Miles de habitantes de la antigua provincia española del Sahara fueron duramente reprimidos por el régimen de Marruecos hace apenas unos meses en lo que acaso constituyese el preludio de las revueltas que ahora se suceden sin interrupción por todo el mundo árabe. Antes que las gentes de Túnez, de Egipto, de Siria, Yemen o Bahréin, los saharauis se manifestaron el pasado mes de noviembre en El Aaiún para pedir mejores condiciones de vida: y al igual que ocurrió luego en esos países, no obtuvieron otra respuesta que palos, disparos y malos tratos. Lo peor, sin embargo, fue el desdén con el que fue acogida su protesta por el mundo en general y por España en particular.

El mismo Gobierno que estos días no repara en gastos para que Gadafi deje de masacrar a los libios es el que hace menos de medio año contempló impertérrito el asalto al campamento de El Aaiún. Tanto es así que la ministra de Asuntos Exteriores, Trinidad Jiménez, no consideró oportuno suspender por una fruslería como esa la visita que entonces giraba a Bolivia.

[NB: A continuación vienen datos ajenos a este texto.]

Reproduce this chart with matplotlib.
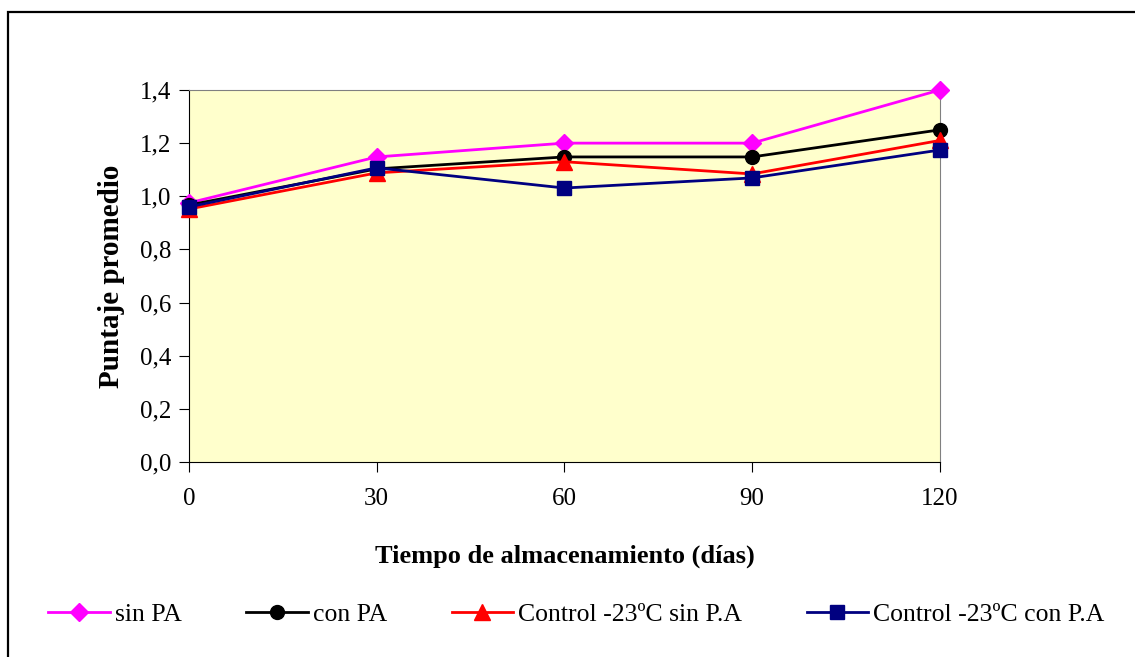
import numpy as np
import matplotlib.pyplot as plt
from matplotlib.patches import Rectangle

plt.rcParams['font.family'] = ['Liberation Serif', 'DejaVu Serif']

dias = [0, 30, 60, 90, 120]
sin_pa = [0.975, 1.148, 1.20, 1.20, 1.40]
con_pa = [0.967, 1.103, 1.148, 1.148, 1.25]
control_sin = [0.952, 1.088, 1.13, 1.084, 1.21]
control_con = [0.96, 1.107, 1.031, 1.069, 1.174]

fig = plt.figure(figsize=(11.35, 6.57), dpi=100)
ax = fig.add_axes([0.1665, 0.297, 0.6615, 0.566])
ax.set_facecolor("#FFFFCC")

ax.plot(dias, sin_pa, color="#FF00FF", marker="D", markersize=9.5, lw=2, label="sin PA", clip_on=False, zorder=3)
ax.plot(dias, con_pa, color="black", marker="o", markersize=10, lw=2, label="con PA", clip_on=False, zorder=3)
ax.plot(dias, control_sin, color="#FF0000", marker="^", markersize=11.5, lw=2, label="Control -23ºC sin P.A", clip_on=False, zorder=3)
ax.plot(dias, control_con, color="#000080", marker="s", markersize=9.5, lw=2, label="Control -23ºC con P.A", clip_on=False, zorder=3)

ax.set_xlim(0, 120)
ax.set_ylim(0, 1.4)
ax.set_xticks(dias)
yt = np.arange(0, 1.41, 0.2)
ax.set_yticks(yt)
ax.set_yticklabels([("%.1f" % v).replace(".", ",") for v in yt])
ax.tick_params(labelsize=18, direction="out", length=7, color="black")
ax.tick_params(axis="x", pad=12)
ax.tick_params(axis="y", pad=6)
for s in ax.spines.values():
    s.set_color("#808080")
ax.spines["left"].set_color("black")
ax.spines["bottom"].set_color("black")

ax.set_xlabel("Tiempo de almacenamiento (días)", fontsize=19, fontweight="bold")
ax.xaxis.set_label_coords(0.5, -0.223)
ax.set_ylabel("Puntaje promedio", fontsize=21, fontweight="bold")
ax.yaxis.set_label_coords(-0.085, 0.5)

fig.legend(loc="center", bbox_to_anchor=(0.508, 0.064), ncol=4, frameon=False,
           fontsize=18.5, columnspacing=2.5, handlelength=2.4, handletextpad=0.2)

# marco de la figura (solo se ven borde izquierdo y superior)
fig.patches.append(Rectangle((0.007, -0.05), 1.05, 1.032, transform=fig.transFigure,
                             fill=False, edgecolor="black", lw=1.6))

fig.savefig("out.png", dpi=100)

Jiménez, que solo siete años antes defendía la autodeterminación del Sahara en los mítines de su partido, se limitó a pedir "diálogo" a "las dos partes", obviando el hecho a todas luces anecdótico de que una de ellas estuviese moliendo a palos a la otra.

Aun así, hay que comprender al Gobierno. Marruecos puede ser un vecino más o menos incómodo, pero también un dique de contención frente a los seguidores que Bin Laden y sus mariachis acaso tengan en los países de confesión islámica. El propio Gadafi sigue presentándose todavía como un mal menor en comparación con la gente de Al Qaeda a la que dice combatir; pero Mohamed VI es, en buena lógica, un gobernante mucho más sensato y creíble para las potencias occidentales. De ahí que las progresistas autoridades de España no tengan el menor reparo en venderle todo tipo de juguetería bélica e incluso prestar asesoramiento a la policía del monarca alauita que tan a fondo suele emplearse contra los saharauis. El Gobierno lo hace con el permiso y el aliento de Norteamérica: y nadie ignora que los amigos de nuestros amos son también nuestros amigos.

Poco importará que la ONU siga adjudicando a España el papel de "potencia administradora" del Sahara, a pesar de la entrega del territorio y sus habitantes a Marruecos y Mauritania perpetrada hace 35 años por el Gobierno de un Franco en fase terminal. Los saharianos que hasta entonces disfrutaban –o padecían, según se vea– la condición de súbditos españoles con documento nacional de identidad bilingüe, pasaron a ser marroquíes de un día para otro. Y no todos estuvieron conformes con ese súbito cambio de nacionalidad, como es lógico.

La resistencia de los saharauis, mucho menos publicitada aquí que la de otros pueblos más alejados de España, fue lo bastante seria como para que el anterior monarca Hassan II decidiese tomar medidas contra ellos. La de mayor tamaño fue una muralla de 2.000 kilómetros trufada de minas, trincheras, alambradas y otros elementos de disuasión que, curiosamente, también es menos conocida entre los españoles que el popularísimo muro de Israel o el que separa a Estados Unidos de México. A diferencia de lo que ocurre con estos dos últimos, apenas se dio noticia del muro erigido por Marruecos en el Sahara.

A esa falta de información habrá que achacar, sin duda, el hecho de que las grandes y pequeñas potencias no dijeran ni pío sobre la muralla y tampoco considerasen oportuno reprender a las autoridades marroquíes por el asalto a un campamento de pacíficos manifestantes en El Aaiún. Sucedió hace solo cuatro meses, pero tanto da. Treinta y cinco años después de que España los dejase tirados, no es probable que a los saharauis les importe gran cosa un desaire más o menos. Seguramente se habrán acostumbrado ya a no existir ni en los telediarios.